**Your task:**
Scan the records and identify every line in which the string "this" occurs, then return those lines.
-- start Records for processing --
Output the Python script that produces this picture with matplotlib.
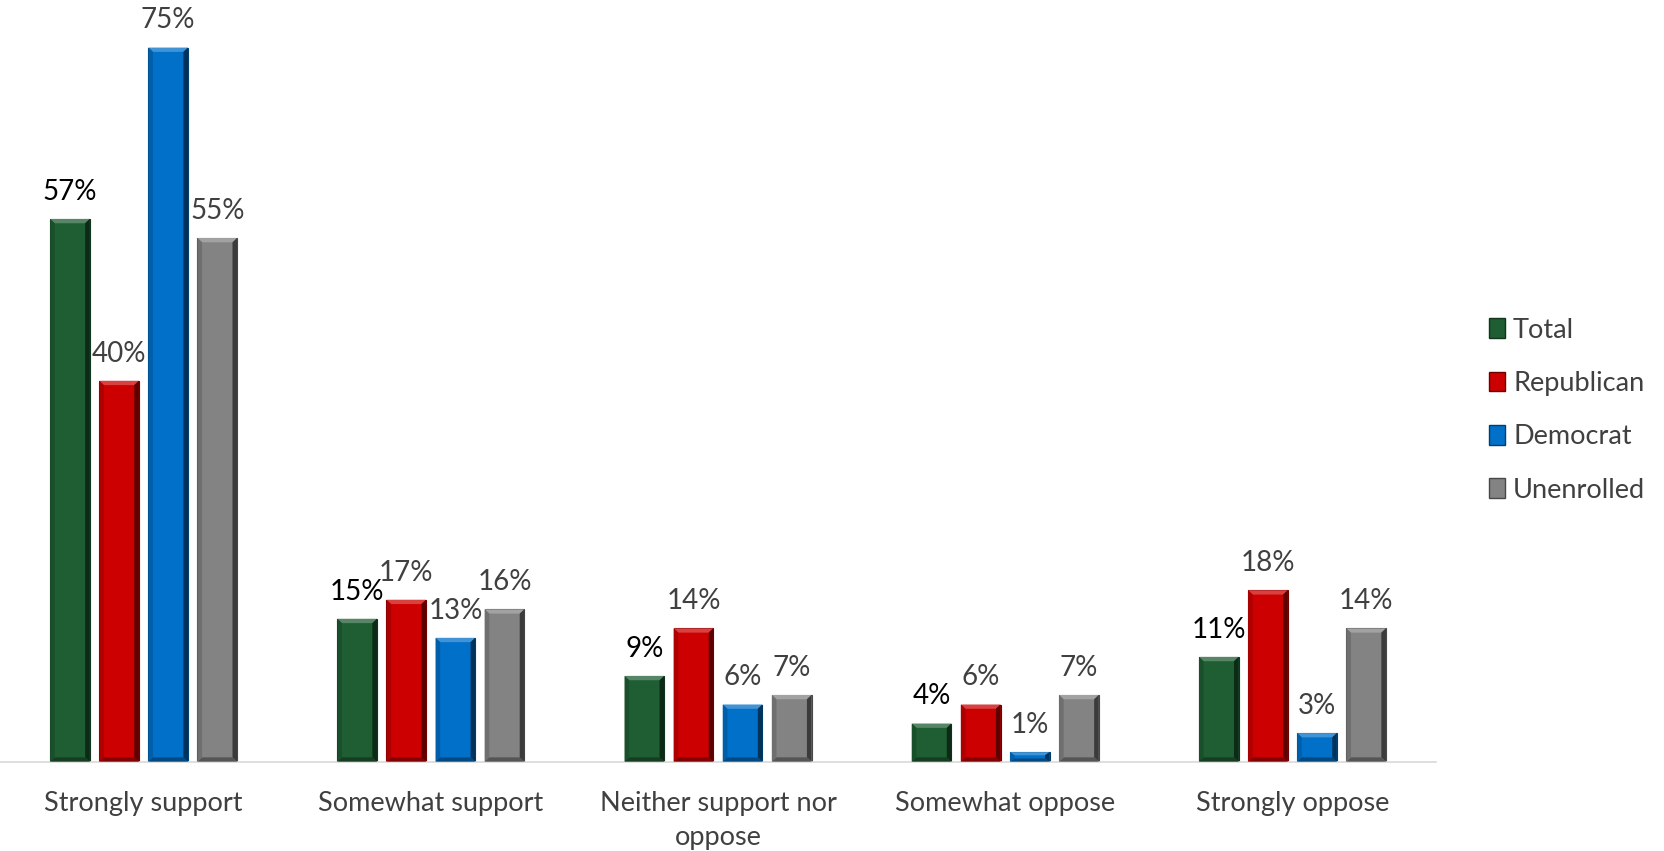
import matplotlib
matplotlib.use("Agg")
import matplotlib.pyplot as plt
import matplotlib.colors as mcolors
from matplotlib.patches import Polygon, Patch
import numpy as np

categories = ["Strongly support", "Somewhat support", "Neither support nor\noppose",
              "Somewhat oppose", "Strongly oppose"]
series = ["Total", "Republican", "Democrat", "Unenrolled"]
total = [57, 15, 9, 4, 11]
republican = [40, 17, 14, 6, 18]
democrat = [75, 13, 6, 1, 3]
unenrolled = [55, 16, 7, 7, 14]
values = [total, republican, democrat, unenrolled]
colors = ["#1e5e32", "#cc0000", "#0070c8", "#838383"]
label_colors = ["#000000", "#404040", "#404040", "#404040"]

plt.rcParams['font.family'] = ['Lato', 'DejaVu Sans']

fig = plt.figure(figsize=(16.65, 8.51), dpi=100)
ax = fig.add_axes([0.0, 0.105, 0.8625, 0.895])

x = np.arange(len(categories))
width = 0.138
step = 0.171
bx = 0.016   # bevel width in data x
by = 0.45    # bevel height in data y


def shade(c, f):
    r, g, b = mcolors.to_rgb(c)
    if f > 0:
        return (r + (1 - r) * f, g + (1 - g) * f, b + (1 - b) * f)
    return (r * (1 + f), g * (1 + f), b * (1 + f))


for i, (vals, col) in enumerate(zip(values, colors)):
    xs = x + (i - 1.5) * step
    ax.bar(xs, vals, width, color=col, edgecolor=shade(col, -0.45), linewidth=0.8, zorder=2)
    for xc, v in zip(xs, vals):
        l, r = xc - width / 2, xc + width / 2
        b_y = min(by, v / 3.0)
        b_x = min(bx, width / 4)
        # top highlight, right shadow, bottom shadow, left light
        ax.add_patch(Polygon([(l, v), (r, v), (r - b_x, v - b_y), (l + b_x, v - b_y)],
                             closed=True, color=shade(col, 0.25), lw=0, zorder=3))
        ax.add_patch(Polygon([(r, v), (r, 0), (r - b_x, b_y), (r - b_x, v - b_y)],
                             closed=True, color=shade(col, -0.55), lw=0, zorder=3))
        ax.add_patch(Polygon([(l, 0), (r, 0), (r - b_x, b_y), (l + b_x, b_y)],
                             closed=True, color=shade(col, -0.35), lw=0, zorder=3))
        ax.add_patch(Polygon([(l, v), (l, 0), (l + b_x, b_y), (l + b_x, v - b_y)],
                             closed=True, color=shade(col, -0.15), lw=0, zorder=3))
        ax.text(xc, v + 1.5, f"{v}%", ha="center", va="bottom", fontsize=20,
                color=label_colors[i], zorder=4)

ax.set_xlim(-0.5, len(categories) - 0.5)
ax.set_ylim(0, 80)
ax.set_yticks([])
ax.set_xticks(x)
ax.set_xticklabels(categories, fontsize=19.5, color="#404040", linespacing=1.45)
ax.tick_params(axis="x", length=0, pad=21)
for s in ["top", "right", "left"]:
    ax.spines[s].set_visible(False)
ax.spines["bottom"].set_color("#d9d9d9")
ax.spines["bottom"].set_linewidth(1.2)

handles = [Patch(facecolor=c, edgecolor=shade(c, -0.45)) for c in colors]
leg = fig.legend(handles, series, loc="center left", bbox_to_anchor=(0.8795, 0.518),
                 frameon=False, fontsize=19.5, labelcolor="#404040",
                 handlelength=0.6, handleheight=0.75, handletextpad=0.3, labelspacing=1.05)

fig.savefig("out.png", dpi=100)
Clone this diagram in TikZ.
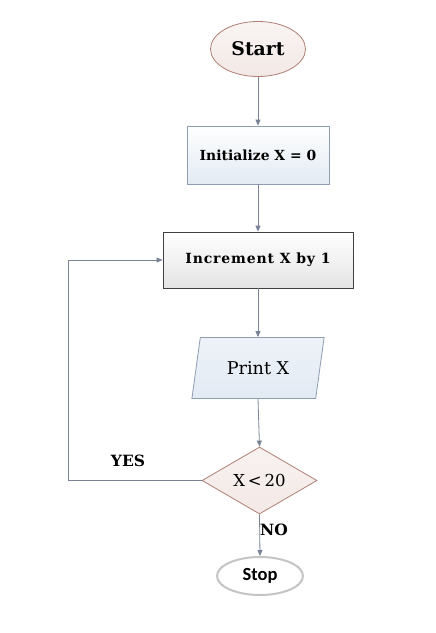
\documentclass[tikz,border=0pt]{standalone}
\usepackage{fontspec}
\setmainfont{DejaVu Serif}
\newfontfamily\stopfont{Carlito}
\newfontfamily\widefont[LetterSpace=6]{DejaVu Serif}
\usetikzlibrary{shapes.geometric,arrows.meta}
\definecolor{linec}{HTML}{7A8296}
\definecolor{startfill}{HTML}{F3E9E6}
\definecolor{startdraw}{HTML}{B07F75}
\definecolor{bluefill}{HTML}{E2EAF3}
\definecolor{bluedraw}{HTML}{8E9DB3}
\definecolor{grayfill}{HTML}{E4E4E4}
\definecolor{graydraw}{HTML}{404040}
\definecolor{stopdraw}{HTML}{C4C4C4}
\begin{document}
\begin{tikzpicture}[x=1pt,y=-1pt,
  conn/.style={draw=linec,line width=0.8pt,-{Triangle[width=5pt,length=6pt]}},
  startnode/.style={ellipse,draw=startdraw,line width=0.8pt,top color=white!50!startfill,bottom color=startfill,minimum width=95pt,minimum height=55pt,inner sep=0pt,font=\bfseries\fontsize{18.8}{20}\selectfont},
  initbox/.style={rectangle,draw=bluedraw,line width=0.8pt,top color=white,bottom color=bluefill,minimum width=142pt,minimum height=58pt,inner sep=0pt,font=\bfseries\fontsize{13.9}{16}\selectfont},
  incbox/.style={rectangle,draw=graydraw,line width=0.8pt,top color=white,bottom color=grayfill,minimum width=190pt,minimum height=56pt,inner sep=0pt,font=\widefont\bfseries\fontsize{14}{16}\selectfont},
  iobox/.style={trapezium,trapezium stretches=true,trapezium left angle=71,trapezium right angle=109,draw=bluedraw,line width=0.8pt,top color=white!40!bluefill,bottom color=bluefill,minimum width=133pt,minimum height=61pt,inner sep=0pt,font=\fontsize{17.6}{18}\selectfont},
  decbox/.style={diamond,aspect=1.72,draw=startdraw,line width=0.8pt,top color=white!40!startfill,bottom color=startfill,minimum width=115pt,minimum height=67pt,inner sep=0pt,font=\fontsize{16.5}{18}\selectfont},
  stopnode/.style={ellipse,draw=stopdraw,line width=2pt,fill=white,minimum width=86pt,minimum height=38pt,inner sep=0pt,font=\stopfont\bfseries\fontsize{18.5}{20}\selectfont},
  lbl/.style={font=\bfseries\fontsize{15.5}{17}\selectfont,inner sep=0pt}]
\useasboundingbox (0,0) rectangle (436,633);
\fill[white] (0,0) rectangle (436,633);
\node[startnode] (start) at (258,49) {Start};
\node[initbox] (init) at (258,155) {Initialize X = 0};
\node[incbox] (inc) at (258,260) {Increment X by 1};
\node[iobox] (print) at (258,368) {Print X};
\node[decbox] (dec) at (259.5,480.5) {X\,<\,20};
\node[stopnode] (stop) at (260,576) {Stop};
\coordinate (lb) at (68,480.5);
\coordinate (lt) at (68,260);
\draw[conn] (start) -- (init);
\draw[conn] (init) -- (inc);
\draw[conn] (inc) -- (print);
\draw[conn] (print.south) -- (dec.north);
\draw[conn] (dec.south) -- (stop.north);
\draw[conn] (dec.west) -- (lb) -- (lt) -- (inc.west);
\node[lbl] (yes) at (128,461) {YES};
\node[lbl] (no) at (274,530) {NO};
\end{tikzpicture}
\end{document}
-- end Records for processing --
**Correct answer:**
Output the Python script that produces this picture with matplotlib.
Clone this diagram in TikZ.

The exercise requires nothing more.